It's election eve in Australia, so we've compiled a roundup of all the information you need for voting tomorrow. Below the cut you can find information on the best information available online to find out who your candidates are and where to vote, along with the a wrap up of the election guides that are available online, and even how to get the election results SMSed to you!
Don't forget to vote, and if you're having an election night party, have fun! :)
The Australian Electoral Commission is an awesome resource which can help you work out what electorate you're in and who your local candidates are. They also have a new online "How to vote practise tool" to guide voters, especially those who are voting for the first time.

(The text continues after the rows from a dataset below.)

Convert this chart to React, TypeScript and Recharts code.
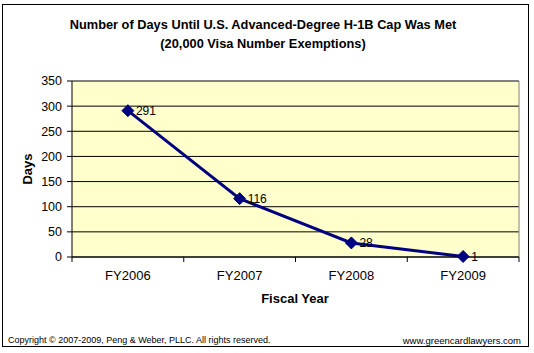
import React from 'react';
import { LineChart, Line, XAxis, YAxis, CartesianGrid, ReferenceLine, LabelList } from 'recharts';

const categories = ['FY2006', 'FY2007', 'FY2008', 'FY2009'];
const days = [291, 116, 28, 1];
const yTicks = [0, 50, 100, 150, 200, 250, 300, 350];

const data = categories.map((c, i) => ({ year: c, days: days[i] }));

const FONT = '"Liberation Sans", Arial, sans-serif';
const NAVY = '#000080';

const XTick = (props: any) => {
  const { x, y, payload, index } = props;
  const half = payload && payload.offset ? payload.offset : 0;
  return (
    <g>
      {index === 0 && <line x1={x - half} x2={x - half} y1={y} y2={y + 5} stroke="#000" />}
      <line x1={x + half} x2={x + half} y1={y} y2={y + 5} stroke="#000" />
      <text x={x} y={y + 18} textAnchor="middle" dominantBaseline="central" fontSize={13} fontFamily={FONT} fill="#000">
        {payload.value}
      </text>
    </g>
  );
};

const Diamond = (props: any) => {
  const { cx, cy } = props;
  if (cx == null || cy == null) return null;
  const r = 6;
  return <polygon points={`${cx},${cy - r} ${cx + r},${cy} ${cx},${cy + r} ${cx - r},${cy}`} fill={NAVY} stroke={NAVY} />;
};

export default function App() {
  return (
    <div style={{ position: 'absolute', left: 0, top: 0, width: 534, height: 353, background: '#fff' }}>
      <LineChart width={534} height={353} data={data} margin={{ top: 81, right: 15, bottom: 66, left: 0 }}>
        <CartesianGrid vertical={false} stroke="#000" fill="#FFFFCC" fillOpacity={1} />
        <XAxis
          dataKey="year"
          scale="band"
          height={30}
          tickSize={0}
          tickMargin={0}
          axisLine={{ stroke: '#000' }}
          tick={<XTick />}
          interval={0}
        />
        <YAxis
          width={72}
          domain={[0, 350]}
          ticks={yTicks}
          tickSize={5}
          tickMargin={5}
          axisLine={{ stroke: '#000' }}
          tickLine={{ stroke: '#000' }}
          tick={{ fontSize: 12.5, fill: '#000', fontFamily: FONT }}
        />
        <ReferenceLine y={350} stroke="#808080" />
        <ReferenceLine x="FY2009" position="end" stroke="#808080" />
        <Line
          dataKey="days"
          stroke={NAVY}
          strokeWidth={3}
          dot={<Diamond />}
          activeDot={false}
          isAnimationActive={false}
        >
          <LabelList dataKey="days" position="right" offset={8} fontSize={12} fill="#000" fontFamily={FONT} />
        </Line>
      </LineChart>
      <svg width={534} height={353} style={{ position: 'absolute', left: 0, top: 0, pointerEvents: 'none' }} fontFamily={FONT}>
        <rect x={2.5} y={4.5} width={526} height={342} fill="none" stroke="#000" />
        <text x={263} y={24} textAnchor="middle" dominantBaseline="central" fontSize={12.8} fontWeight="bold" fill="#000">
          Number of Days Until U.S. Advanced-Degree H-1B Cap Was Met
        </text>
        <text x={263} y={43} textAnchor="middle" dominantBaseline="central" fontSize={12.8} fontWeight="bold" fill="#000">
          (20,000 Visa Number Exemptions)
        </text>
        <text x={27} y={169} textAnchor="middle" dominantBaseline="central" fontSize={13} fontWeight="bold" fill="#000" transform="rotate(-90 27 169)">
          Days
        </text>
        <text x={295} y={298} textAnchor="middle" dominantBaseline="central" fontSize={13} fontWeight="bold" fill="#000">
          Fiscal Year
        </text>
        <text x={8} y={340} dominantBaseline="central" fontSize={9} fill="#000">
          Copyright © 2007-2009, Peng &amp; Weber, PLLC.  All rights reserved.
        </text>
        <text x={521} y={340} textAnchor="end" dominantBaseline="central" fontSize={9.5} fill="#000">
          www.greencardlawyers.com
        </text>
      </svg>
    </div>
  );
}
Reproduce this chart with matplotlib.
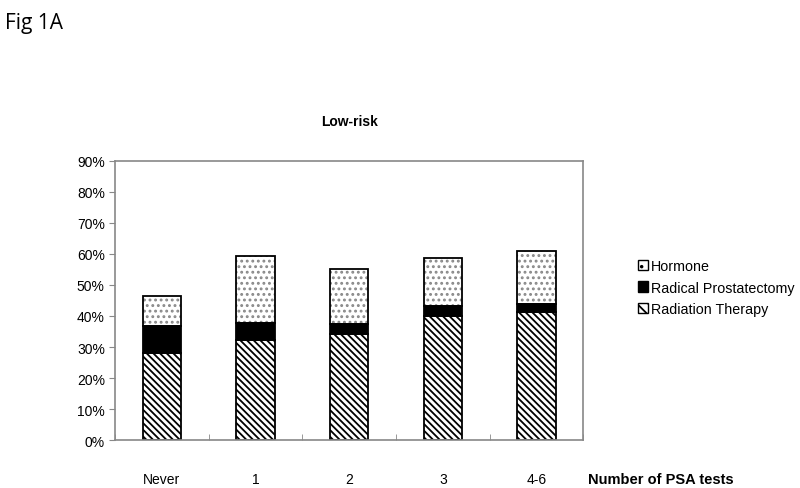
import numpy as np
import matplotlib.pyplot as plt
from matplotlib.patches import Patch

plt.rcParams["hatch.linewidth"] = 1.3

categories = ["Never", "1", "2", "3", "4-6"]
radiation = [28.0, 32.3, 34.2, 40.0, 41.3]
prostatectomy = [8.8, 5.5, 3.2, 3.2, 2.6]
hormone = [9.7, 21.6, 17.8, 15.5, 17.1]
yticks = [0, 10, 20, 30, 40, 50, 60, 70, 80, 90]

DIAG = "\\" * 5
DOTS = "..."

fig = plt.figure(figsize=(8, 4.89), dpi=100)
ax = fig.add_axes([0.144, 0.098, 0.585, 0.571])

x = np.arange(len(categories))
w = 0.41
rad = np.array(radiation)
rp = np.array(prostatectomy)
hor = np.array(hormone)

# fills first, then the black outlines on top
ax.bar(x, rad, w, color="white", edgecolor="black", hatch=DIAG, linewidth=0)
ax.bar(x, rp, w, bottom=rad, color="black", linewidth=0)
ax.bar(x, hor, w, bottom=rad + rp, color="white", edgecolor="#888888", hatch=DOTS, linewidth=0)
for bottom, height in [(0, rad), (rad, rp), (rad + rp, hor)]:
    ax.bar(x, height, w, bottom=bottom, fill=False, edgecolor="black", linewidth=1.3)

ax.set_xlim(-0.5, len(categories) - 0.5)
ax.set_ylim(0, 90)
ax.set_yticks(yticks)
ax.set_yticklabels([f"{v}%" for v in yticks], fontsize=10, family="Liberation Sans")
ax.set_xticks(x)
ax.set_xticklabels(categories, fontsize=10, family="Liberation Sans")
ax.set_xticks(np.arange(len(categories) + 1) - 0.5, minor=True)
ax.tick_params(axis="x", which="major", length=0, pad=23)
ax.tick_params(axis="x", which="minor", length=4, direction="in", color="#888888")
ax.tick_params(axis="y", length=4, color="#888888")
for s in ax.spines.values():
    s.set_color("#888888")
    s.set_linewidth(1.2)

ax.set_title("Low-risk", fontsize=10, fontweight="bold", family="Liberation Sans", pad=26)
fig.text(0.735, 0.005, "Number of PSA tests", fontsize=10.5, fontweight="bold",
         family="Liberation Sans", va="bottom")
fig.text(0.006, 0.94, "Fig 1A", fontsize=15, family="Open Sans")

handles = [
    Patch(facecolor="white", edgecolor="black", hatch="..", label="Hormone"),
    Patch(facecolor="black", edgecolor="black", label="Radical Prostatectomy"),
    Patch(facecolor="white", edgecolor="black", hatch="\\\\\\", label="Radiation Therapy"),
]
fig.legend(handles=handles, loc="center left", bbox_to_anchor=(0.782, 0.41),
           frameon=False, handlelength=0.7, handleheight=0.7, handletextpad=0.2,
           labelspacing=0.55, prop={"family": "Liberation Sans", "size": 10.3})

fig.savefig("out.png", dpi=100)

They've alo got a very nifty Voting Centre Search - you just need to enter your address and it will give you a list of places you can go to vote, and show them on a map. Then you can get directions from your house to each one, with a single click.
The AEC's put together an election guide and it also offers state-specific versions of the election guide in PDF format. That guide has basic information on how to fill out the ballots papers for the Senate and House of Representatives, but they've also provided more detailed information on how to vote in the Senate here.
Voting in the Senate means deciding between putting a 1 on the party of your choice above the line, or numbering lots of boxes below the line. It's not my place to tell you who to vote for, but I'd strongly recommend voting below the line so you have control over where your preference flows. Cancel out those backroom preference deals!
If you're interested in finding out about the preference flows the parties have lodged in the Senate, check out GetUp's Guide to 2007 Senate Preference Flows.
The ABC's election guru, Antony Green, has an election guide here.
Back in September we gave you a roundup of election websites and Google's Election page came online a few days later. We've already told you how to find candidates and polling booths with Google Maps. We also told you about left-leaning activist group GetUp's quiz which attempts to match your voting priorities with those of your local candidates to give you a personalised how to vote card which can be emailed to you or SMSed to your phone tomorrow morning for election day.
Getting election results
The ABC is offering paid election night updates via mobile phone - you can even nominate which electorate you want to hear results for. You need to download the application from their website (which also has a list of compatible phones). You can sign up to receive 6 updates throughout election night for $3.
The election online - what do you think?
The candidates have been on YouTube, the AEC and ABC have put lots of information and interesting tools online and really it feels like the first Australian Federal Election in which the internet's been used in a really useful and interesting way. So what are your thoughts? Have you found the online aspect of the election helpful as a voter?